Sara Ferreira (24 – Portugal) und Shu Ran Li (25 – Kanada) nahmen sich der Sätze zwei und drei aus Mozarts Violinkonzert A-Dur KV 219 an. Das wundervolle Adagio entledigte sich aller Schwere und Betrübnis. Tempo di Minuetto von Satz drei erklang hochkultiviert und spiellocker. Und war da nicht auch ein bisschen ungarisches Flair? Nach der Pause war der Auftritt von Leonhard Krahforst (22 – Polen) und I-Sahn Lu (25 – Taiwan) mit zwei Nocturnes op. 62 von Chopin. Beide klangsensibel, er suchend im H-Dur, sie elegant in E-Dur.

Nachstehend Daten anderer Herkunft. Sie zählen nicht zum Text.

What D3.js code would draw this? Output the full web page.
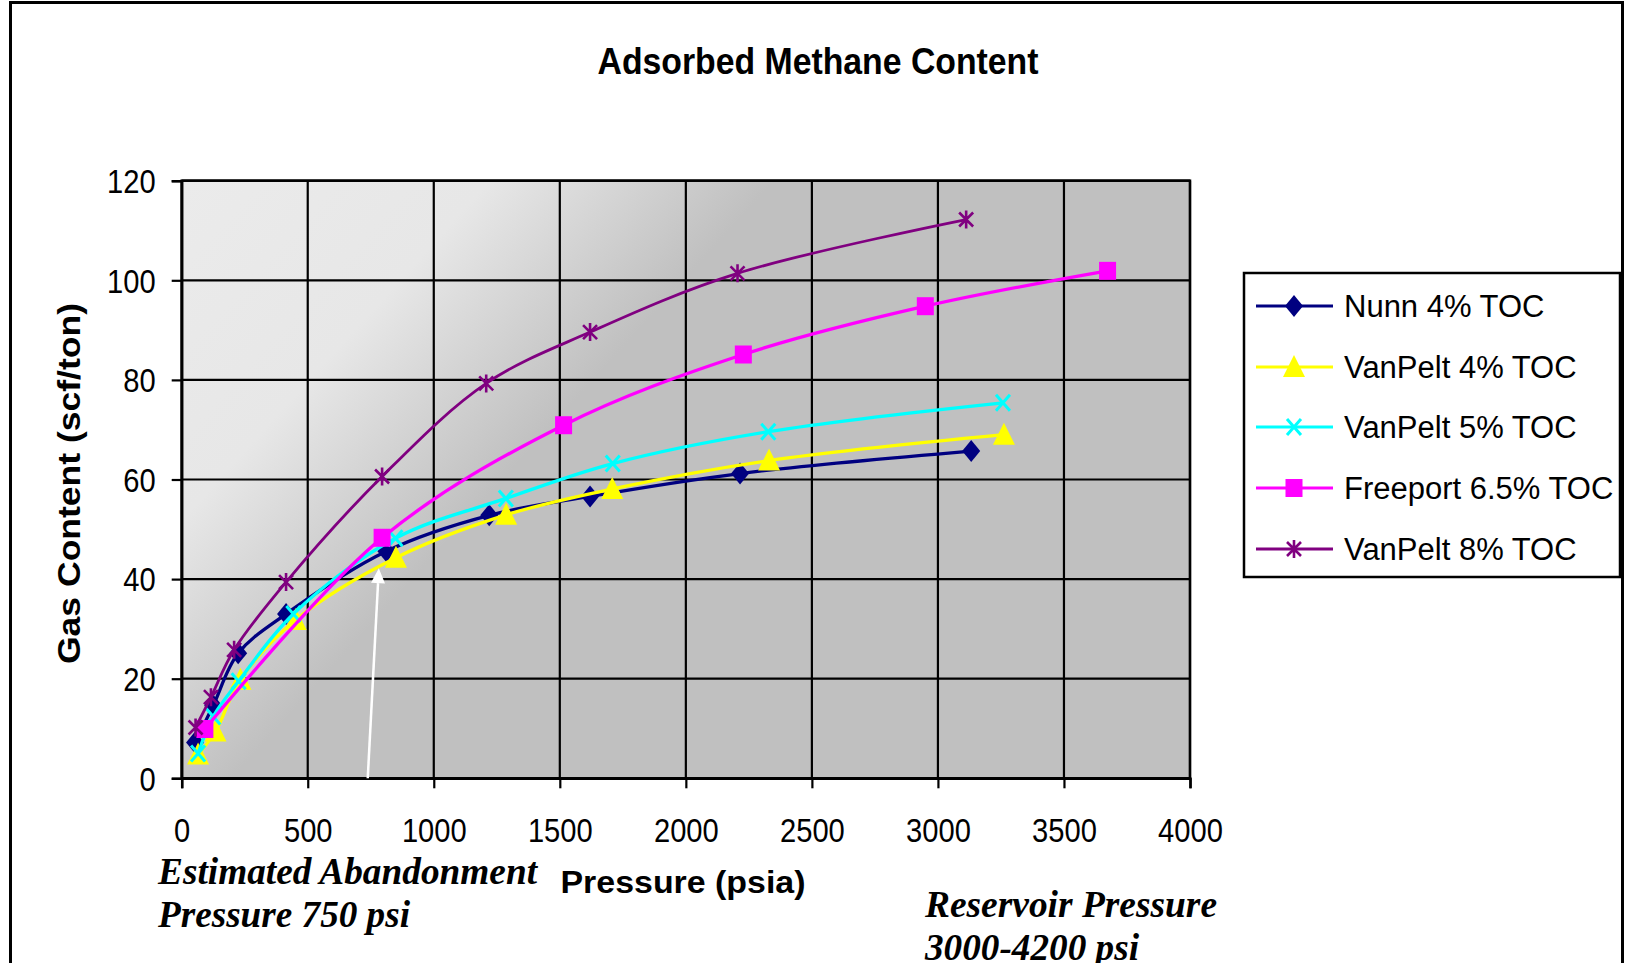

Danach bekamen auch die Streicher ihren Mozart: Das Violinkonzert G-Dur KV 216. Durch die drei Sätze wechselten Simao Ferreira (13 – Portugal), Jona Rakoszy (14 – Deutschland) und Michael Drescher (22 – Deutschland). Um es vorweg zu sagen: Die beiden „Kleinen“ hatten den Kinderbonus an keiner Stelle nötig! Auch wenn das Orchester für sie noch mal eine extra Schippe Liebe und Sympathie in ihre Begleitung zu legen schien. Mit hörbarem Sinn für die eigenen Pointe begann Simao Ferreira (übrigens der kleine Bruder von Sara Ferreira und der erste Solist des Abends, der die Konzertmeisterin wie es üblich ist begrüßte), und Jona Rakoczy spielte ein Adagio zum Niederknien! Danach hatte es ein 22-Jähriger nicht leicht, aber Michael Drescher brachte das Werk frohgemut und jubelnd zu seinem Ende. Langer Beifall für alle Akteure.